From Linda’s Instagram: “Self-portrait with Paul. Christmas, Liverpool, 1968.”
Look at pictures of Paul from this period – when he went to Portugal with Linda Eastman and her daughter, Heather (see December 10-17), and from his visit to Liverpool for Christmas (December 25, of course) – he smiles a true, broad smile. These are private photos, usually taken by Linda. Paul is animated yet relaxed. He wasn’t hustling at all – there would be time for that. Instead, Paul was falling deeper in love with Linda and experiencing what it would be like to be a father. Clearly, he loved it. And when he arrived at Twickenham, he wasn’t burnt out, but instead recharged and alive.
A further juxtaposition is stark: John had just lost a child in a miscarriage; a month later, Paul found out his girlfriend was pregnant.
George, meanwhile, enjoyed a wife and a girlfriend (see December 31). The former was on the verge of moving out of the house on account of the latter. George enjoyed fruitful time away from the Beatles, spending an extended period in the United States, producing Jackie Lomax and spending time with Bob Dylan and the Band.

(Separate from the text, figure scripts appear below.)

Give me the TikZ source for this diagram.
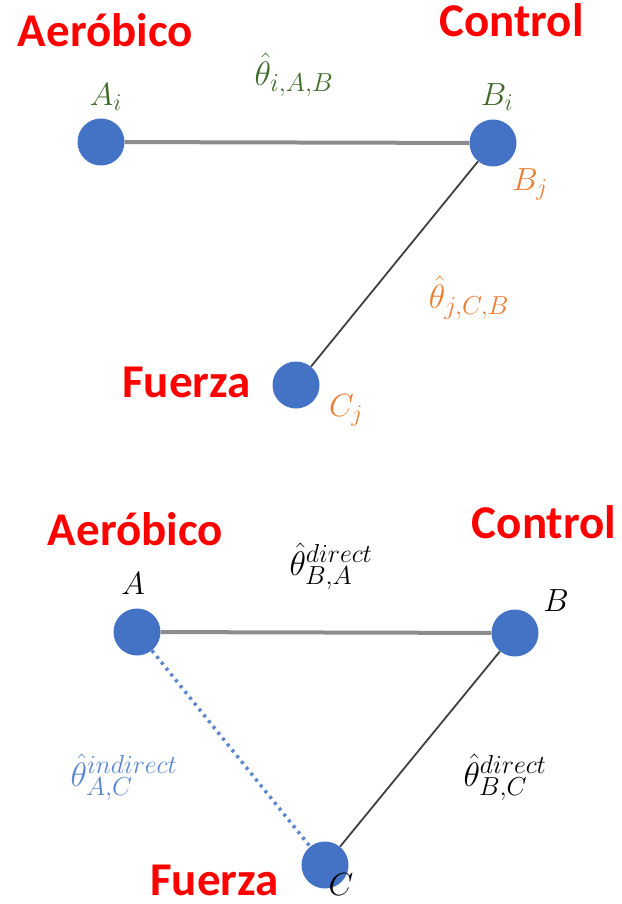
\RequirePackage{fix-cm}
\documentclass[tikz,border=0pt]{standalone}
\usepackage{fontspec}
\usepackage{amsmath}
\newfontfamily\labfont{Carlito}
\DeclareMathSizes{34}{34}{26}{20}
\DeclareMathSizes{32}{32}{24}{18}
\definecolor{nodeblue}{HTML}{4472C4}
\definecolor{lblue}{HTML}{5B87D0}
\definecolor{dgreen}{HTML}{3F6B2A}
\definecolor{orng}{HTML}{ED7D31}
\definecolor{lgray}{HTML}{8C8C8C}
\definecolor{dgray}{HTML}{404040}
\tikzset{
  dot/.style={circle,fill=nodeblue,draw=none,minimum size=47pt,inner sep=0pt},
  grp/.style={text=red,font=\labfont\bfseries\fontsize{47}{52}\selectfont,inner sep=0pt,anchor=base,text depth=0pt},
  mlab/.style={inner sep=0pt,font=\fontsize{32}{38}\selectfont},
  tlab/.style={inner sep=0pt,font=\fontsize{34}{40}\selectfont},
  thick line/.style={draw=lgray,line width=4pt},
  thin line/.style={draw=dgray,line width=1.8pt},
  dotline/.style={draw=lblue,line width=3.5pt,dash pattern=on 3pt off 4.5pt}
}
\begin{document}
\begin{tikzpicture}[x=1pt,y=-1pt]
\useasboundingbox (0,0) rectangle (621,904);
\fill[white] (0,0) rectangle (621,904);
% top diagram
\node[dot] (Ai) at (101,142) {};
\node[dot] (Bi) at (493,143) {};
\node[dot] (Cj) at (296,385) {};
\draw[thick line] (Ai) -- (Bi);
\draw[thin line] (Bi) -- (Cj);
\node[grp] (g1) at (105.5,47) {Aeróbico};
\node[grp] (g2) at (511.5,37) {Control};
\node[grp] (g3) at (186.5,397) {Fuerza};
\node[mlab,text=dgreen] (lAi) at (106,97) {$A_i$};
\node[mlab,text=dgreen] (lBi) at (497,97) {$B_i$};
\node[mlab,text=orng] (lBj) at (530,184) {$B_j$};
\node[mlab,text=orng] (lCj) at (346,410) {$C_j$};
\node[tlab,text=dgreen] (t1) at (294,75) {$\hat\theta_{i,A,B}$};
\node[tlab,text=orng] (t2) at (469,298) {$\hat\theta_{j,C,B}$};
% bottom diagram
\node[dot] (A) at (137,632) {};
\node[dot] (B) at (515,633) {};
\node[dot] (C) at (325,865) {};
\draw[thick line] (A) -- (B);
\draw[thin line] (B) -- (C);
\draw[dotline] (A) -- (C);
\node[grp] (g4) at (135.5,545) {Aeróbico};
\node[grp] (g5) at (544,538) {Control};
\node[grp] (g6) at (214.5,895) {Fuerza};
\node[mlab] (lA) at (133,584) {$A$};
\node[mlab] (lB) at (556,601) {$B$};
\node[mlab] (lC) at (341,885) {$C$};
\node[tlab] (t3) at (331,566) {$\hat\theta^{direct}_{B,A}$};
\node[tlab,text=lblue] (t4) at (124,777) {$\hat\theta^{indirect}_{A,C}$};
\node[tlab] (t5) at (505,777) {$\hat\theta^{direct}_{B,C}$};
\end{tikzpicture}
\end{document}
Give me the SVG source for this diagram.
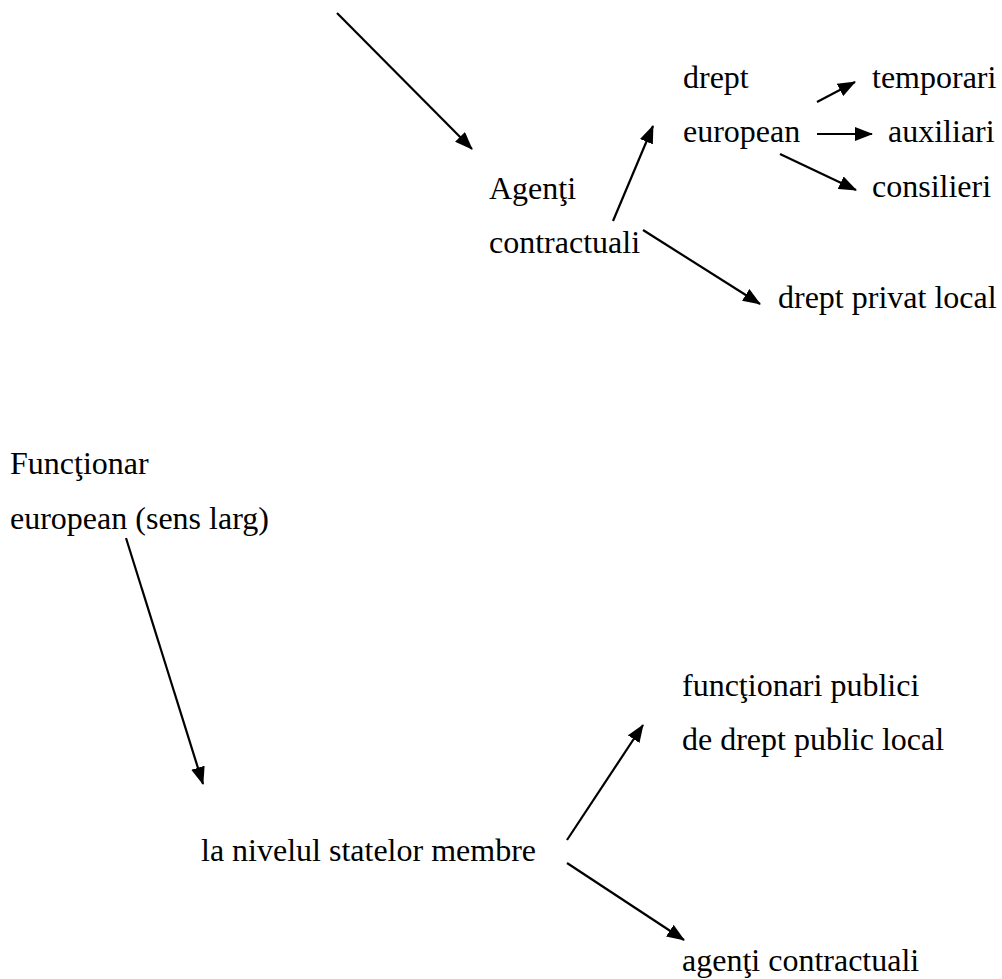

He had plenty of good musical material, but my personal take is that no matter what, his life at home was coloring every other aspect of his life, Beatles-life included. (Beyond that, George had his tonsils removed in early February, so it stands to reason he just didn’t feel good in January).
Not relied upon as a songwriter, Ringo had it easier than the others (although he did continue to write in this period). Still, it’s hard to think he wasn’t distracted by the upcoming production of The Magic Christian, and all the lines he needed to learn.
Michael and Glyn both entered the sessions on an upward trajectory. Michael didn’t yet know his production of the Rolling Stone’s Rock and Roll Circus (December 11–12) would be shelved until 1996. For now, it was an imminent project, one that would springboard him right into an even bigger venture with the biggest band in the land.
Glyn climbed the same ladder. Not only was he a part of the Rock and Roll Circus, but he also was waiting on Led Zeppelin’s debut (which he produced) to be released in the coming weeks (see December 31). But that band were relative nobodies at this point. Glyn was tabbed to be the first man other than George Martin to produce the Beatles.
It’s with this collected knowledge we’ll enter Twickenham on January 2, 1969. The mighty Beatles, had reassembled to push to greater heights even while standing at what could be seen as their peak. This was a really good time to be a Beatles fan.
The band had nothing to prove, yet their audition was underway.